This is important to understand as we currently talk about mental health as mental illness. This is nothing more than scare mongering and being poorly educated. Unfortunately, there are many health professionals in the mental health arena who do not separate and, who should know better. So, first thing is to talk about mental health as the umbrella term in the same way we talk about our physical health. We all experience every second of our living existence both mental and physical health. In this way, you can begin to appreciate how we scare monger when we say that 1 in 4 will experience mental health, when in actual fact we mean that 1 in 4 will experience mental illness. When we look at our physical health, we can see the same is true in that 1 in 4 of us experience physical illness. Strange we do not scare monger by saying regularly that 1 in 4 will experience physical illness which leave us dreading being that 1!
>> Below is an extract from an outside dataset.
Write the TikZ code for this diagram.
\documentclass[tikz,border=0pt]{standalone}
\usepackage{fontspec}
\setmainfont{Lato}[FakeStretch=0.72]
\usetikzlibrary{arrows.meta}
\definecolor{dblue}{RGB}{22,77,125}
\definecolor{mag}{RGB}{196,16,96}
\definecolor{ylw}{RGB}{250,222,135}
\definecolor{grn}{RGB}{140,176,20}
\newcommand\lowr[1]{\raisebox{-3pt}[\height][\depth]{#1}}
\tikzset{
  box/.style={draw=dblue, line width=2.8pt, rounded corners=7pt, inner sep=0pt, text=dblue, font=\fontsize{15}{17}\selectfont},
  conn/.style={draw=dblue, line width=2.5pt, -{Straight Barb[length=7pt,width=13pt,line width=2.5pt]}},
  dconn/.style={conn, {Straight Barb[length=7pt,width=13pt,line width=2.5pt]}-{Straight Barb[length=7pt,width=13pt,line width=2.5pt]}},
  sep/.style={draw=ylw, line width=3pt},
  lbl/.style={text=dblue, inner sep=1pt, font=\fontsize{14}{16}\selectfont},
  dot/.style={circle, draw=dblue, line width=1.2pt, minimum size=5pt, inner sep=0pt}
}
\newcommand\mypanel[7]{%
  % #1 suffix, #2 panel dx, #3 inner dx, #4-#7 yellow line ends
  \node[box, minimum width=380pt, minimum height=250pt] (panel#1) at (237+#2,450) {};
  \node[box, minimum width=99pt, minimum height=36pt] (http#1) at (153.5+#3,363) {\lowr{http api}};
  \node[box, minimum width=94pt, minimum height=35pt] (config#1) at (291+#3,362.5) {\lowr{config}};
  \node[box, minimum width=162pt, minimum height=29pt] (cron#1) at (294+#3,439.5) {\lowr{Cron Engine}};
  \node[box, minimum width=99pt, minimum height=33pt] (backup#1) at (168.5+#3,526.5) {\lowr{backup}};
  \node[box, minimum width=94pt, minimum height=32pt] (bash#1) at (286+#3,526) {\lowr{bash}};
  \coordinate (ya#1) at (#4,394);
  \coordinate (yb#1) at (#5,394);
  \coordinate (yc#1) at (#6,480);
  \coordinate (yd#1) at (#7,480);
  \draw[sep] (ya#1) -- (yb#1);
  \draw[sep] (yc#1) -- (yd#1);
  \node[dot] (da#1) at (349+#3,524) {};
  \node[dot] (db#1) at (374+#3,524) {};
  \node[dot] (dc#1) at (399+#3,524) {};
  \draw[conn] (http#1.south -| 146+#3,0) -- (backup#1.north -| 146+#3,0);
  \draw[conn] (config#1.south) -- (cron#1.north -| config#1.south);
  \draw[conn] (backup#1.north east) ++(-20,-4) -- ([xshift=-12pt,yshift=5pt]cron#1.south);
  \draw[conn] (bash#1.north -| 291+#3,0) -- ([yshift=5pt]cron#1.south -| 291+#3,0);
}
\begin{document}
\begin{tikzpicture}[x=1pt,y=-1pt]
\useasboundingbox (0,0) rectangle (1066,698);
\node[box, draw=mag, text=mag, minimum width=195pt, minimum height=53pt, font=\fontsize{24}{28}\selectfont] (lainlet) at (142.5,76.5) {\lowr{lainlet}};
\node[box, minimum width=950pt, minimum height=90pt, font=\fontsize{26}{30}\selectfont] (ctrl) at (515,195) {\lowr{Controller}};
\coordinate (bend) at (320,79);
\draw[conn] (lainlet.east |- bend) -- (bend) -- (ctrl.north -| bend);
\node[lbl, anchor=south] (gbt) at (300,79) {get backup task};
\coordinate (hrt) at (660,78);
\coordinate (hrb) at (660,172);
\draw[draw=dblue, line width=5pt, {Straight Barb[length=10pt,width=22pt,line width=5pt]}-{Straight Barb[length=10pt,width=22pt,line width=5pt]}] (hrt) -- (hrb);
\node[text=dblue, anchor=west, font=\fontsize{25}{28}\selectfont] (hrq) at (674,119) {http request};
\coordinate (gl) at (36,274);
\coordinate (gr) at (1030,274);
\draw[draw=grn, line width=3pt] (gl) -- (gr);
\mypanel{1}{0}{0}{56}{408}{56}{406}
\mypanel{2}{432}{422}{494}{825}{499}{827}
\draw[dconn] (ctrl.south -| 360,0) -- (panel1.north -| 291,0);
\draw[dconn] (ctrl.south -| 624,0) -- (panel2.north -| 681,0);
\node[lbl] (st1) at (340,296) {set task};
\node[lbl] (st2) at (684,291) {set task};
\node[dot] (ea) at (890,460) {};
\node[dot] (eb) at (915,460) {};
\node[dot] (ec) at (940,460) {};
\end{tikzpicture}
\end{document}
So, what is the difference between mental ill health and mental illness? The easiest way is to consider our physical health (simply because we are not intimidated by that). So, if you are physical unwell, the first level is experiencing physical ill health. That is to say a cough, cold, headache to something stronger like mumps, measles, or even a broken foot. There is a clue here: they are generally short lived and you recover with the minimal input from professionals or remedies. So, mental ill health then would look at very simple levels of feeling low, reacting to a situation or a person negatively, feeling anxious about something, etc. There are greater levels like loss and experiencing bereavement. Perhaps you suffer with post natal depression or coping with a new situation at work. The point is, these are low levels that can be supported with local communities, charities that support their particular stance (such as CRUSE for bereavement), self help books, counselling, etc. They do not involve secondary care agencies who need to provide more intensive support.
Physical illness is far more severe and can be life changing and or debilitating to the individual concerned. The chances of not requiring either intensive support or medication is slim. Complete recovery is not so common, although is possible. A perfect example of this is somebody suffering with a terminal illness, but others cope with considerable less such as asthma or diabetes. Your chances of living a long life without complications are considerably reduced, but there is every opportunity to living with the illness and trying to have a quality of life. Mental illness is the same. If you suffer with schizophrenia or chronic anorexia where you need monitoring invariably with medication and nursing input, this will take some time to sort to a level where you can stabilize. There is no quick fix to these types of mental illness. In the same way some people experience terminal illness such as cancer in its final stage, so do some individuals experience mental illness such as Huntington’s Chorea or even feeling suicidal to such a degree they act it out.
You can see how in depth mental health is and hence why we need to be clear in what capacity we are talking about to ensure others understanding and comprehension of what we or others are experiencing.By being explicit in our knowledge and understanding of mental health, we begin to break down the stigma but also reduce the opportunity for scaremongering.